Toyota downplays Trump’s dubious claim about a $10 billion investment
October 30, 2025
As part of his Asian trip, Donald Trump spoke at the Asia-Pacific Economic Cooperation summit in South Korea about some good news he’d received a day earlier. “Yesterday I was with Mr. Toyoda in Japan, and he’s just announced he’s gonna spend, they’re gonna spend $10 billion, and they’re gonna build new car plants,” the president claimed, referring to Akio Toyoda, the CEO of Toyota. “And they’re gonna build ’em in numerous states.”
The Republican was apparently so pleased with the developments that he told the story more than once. However, there was an important problem: The anecdote wasn’t altogether true.
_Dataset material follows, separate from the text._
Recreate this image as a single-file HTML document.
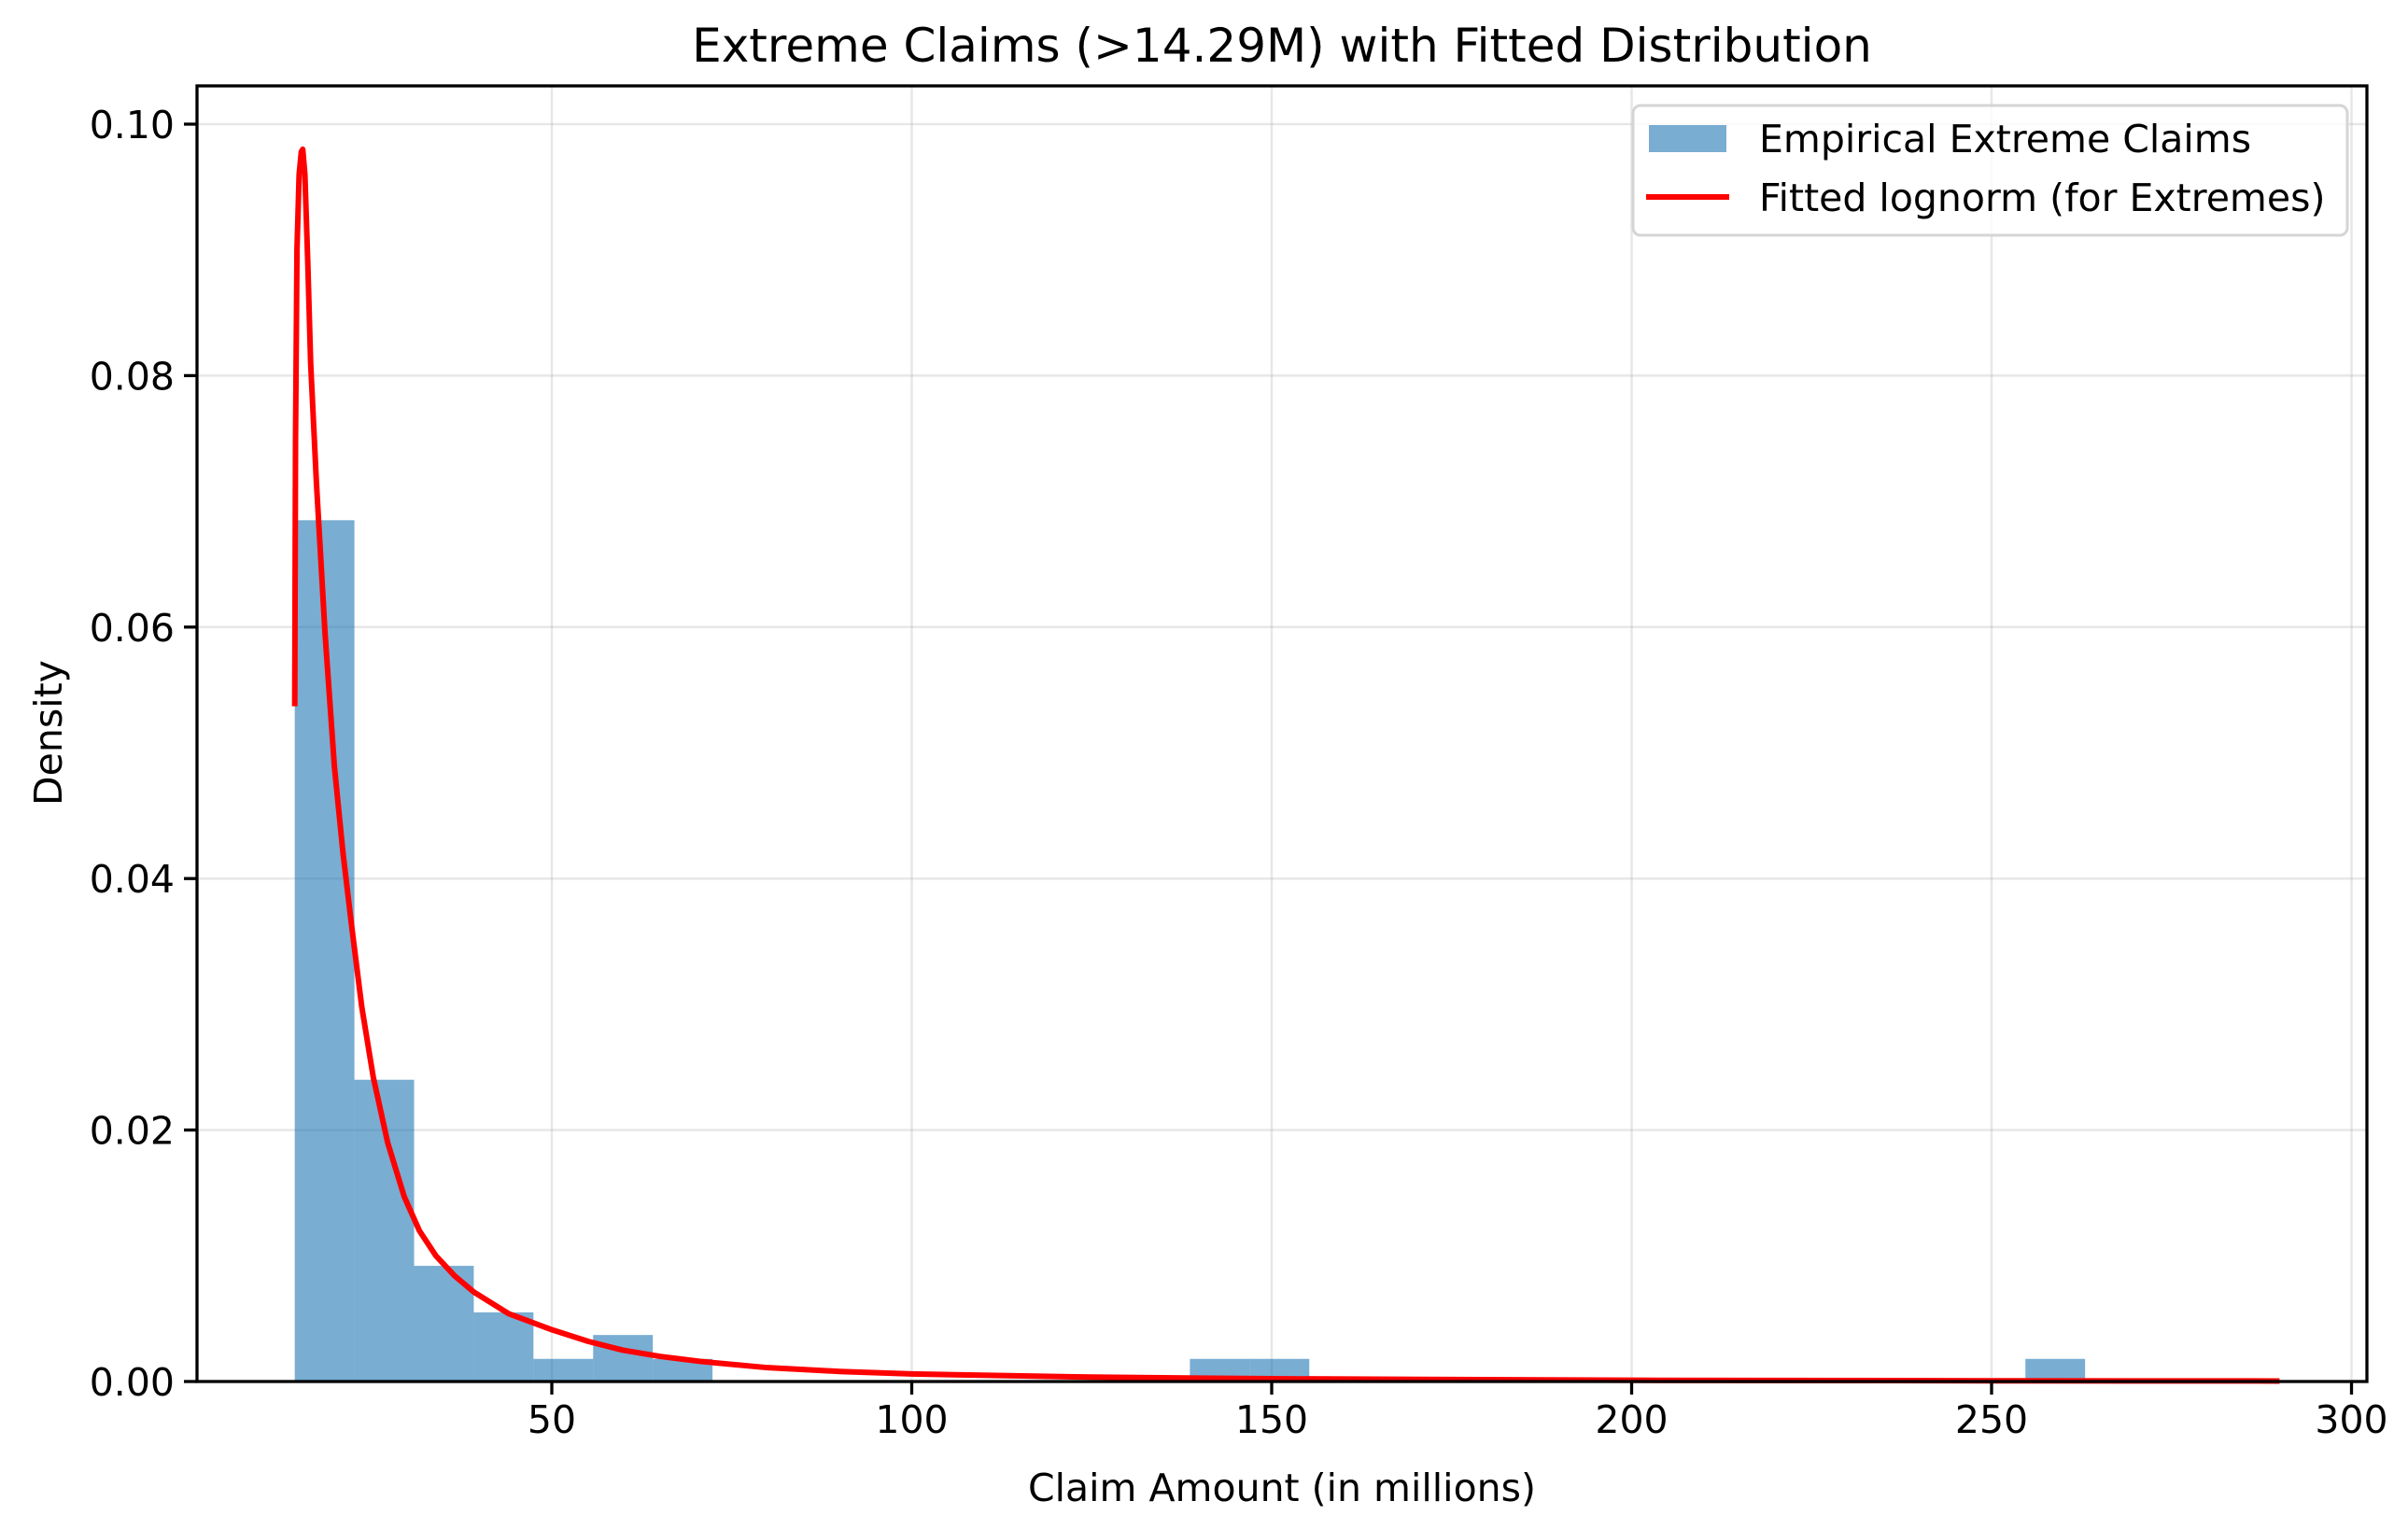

Reuters reported:
Japan’s Toyota Motor did not explicitly promise a new $10 billion investment in the United States, a senior executive said on Wednesday, a day after President Donald Trump mentioned a potential investment of that size. … Toyota executive Hiroyuki Ueda told reporters that in talks with the Japanese government and the U.S. embassy ahead of Trump’s visit, no such explicit promise was made about an investment of that size, adding Toyota would continue to invest and create jobs in America.
The executive tried to explain the possible reasoning for the misunderstanding, though he concluded, “[W]e didn’t specifically say that we’ll invest $10 billion over the next few years.”
Reuters’ report added that Ueda also said the topic of investment did not come up when the Toyota chairman briefly spoke to Trump at a U.S. Embassy event on Tuesday evening.
Similarly, The New York Times noted that the Trump White House also issued a memo this week claiming that Toyota would begin importing vehicles it made in the U.S. to Japan. The automaker clarified a day later that this might not actually happen, that it was only “considering” such a move.
All of this stood out as notable, in part because of Trump’s willingness to make claims that aren’t true, but also because of his specific claims about foreign investments. As we’ve discussed, the American president has in recent weeks inflated investment totals in ways that are practically cartoonish, boasting about several trillion dollars that will never materialize and that are badly at odds with his own White House’s figures.
The Toyota story is an extension of the same problem, offering a fresh reminder that those who accept the Republican’s claims at face value are making a terrible mistake.